There’s only so much that data can tell us though. Let us know what feels slow to you and we will fix it. Feel free to email us or hop into our Discord.
We released two significant backend improvements which have been in the works for weeks.
The first is the Protocol Cache which lets us cache protocol requests so that they are only handled once. This is a big deal because most protocol requests require replaying a browser to a point in time. Today replaying performance is roughly linear, so helping the backend be lazier is a big deal.
The next area we are looking into is resource allocation. A good way to think about our backend is, “What would it take to build CloudFlare Workers“? At a high-level, Replay is similar. When you start a debugging session, we start a browser. When you want to pause at a point in time, we run the browser to that point in time.
If that is not fun enough, we have also taught our browsers how to fork and snapshot themselves. This means that when you want to pause at second 72, there is likely a browser that is idling a couple of seconds away. And when you want to add a hot print statement, we fork many browsers, re-evaluate the expression, and return the results in under a second.
This works great in theory, but in practice it’s easy to overwhelm the system. That hot print statement could easily consume a hundred GBs of ram! And even though our nodes have a hundred cores, it’s easy to thrash them. We have some simple heuristics, but need to improve our observability in order to fine tune them.
New Console 🚀
We’re excited to release our new Console in a couple of hours 🚀 DevTools will now start faster, render smoother, and be more correct.
The Console showcases our new architecture which is built on top of React’s Suspense Cache. Suspense Cache is still very experimental, but Brian used Suspense Cache heavily while building React DevTools.
If you want to push the boundaries of what’s possible in the browser, you can’t beat it. Here’s a replay of the new Console in action and a video of Brian talking through how it works.
Mark is continuing to take a machete to our frontend codebase. The codebase is 33% smaller since joining and 90% of the code is typed. If you’d like to join in, reach out in our #frontend channel.
Redux DevTools we disabled Redux DevTools temporarily when we discovered that Redux DevTools could in the extreme case request hundreds of MBs of application state from the backend.
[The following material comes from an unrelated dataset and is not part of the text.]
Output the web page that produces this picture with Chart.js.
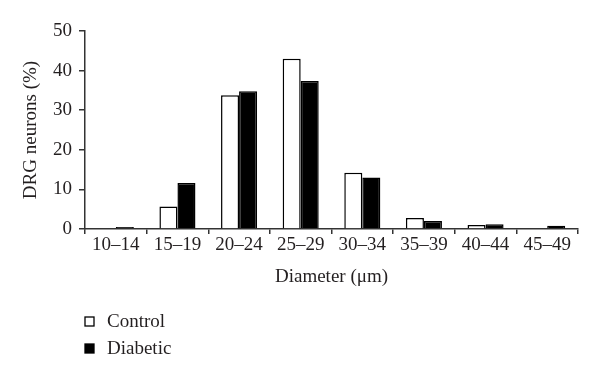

When we revisit Redux DevTools this fall, we’ll ship a proper V1 that has a great timeline and works well across several state management tools.
This week we’re excited to feature this PR that Mateusz opened to fix an issue we were seeing when we started using React’s new Offscreen API and Redux connect.
This is the second time Andarist (who is not on the team) has seen us discussing an issue on Twitter and taken a look at the replay and found the problem.
To put things in perspective, this is an exceptionally hard problem. Brian and Mark, who are React and Redux core maintainers, had already investigated and were stumped. Andarist was able to look at the replay and find the problem.
And because he did, Mark is now adding a fix to Redux which will help everyone who wants to use React’s Offscreen API with their Redux apps!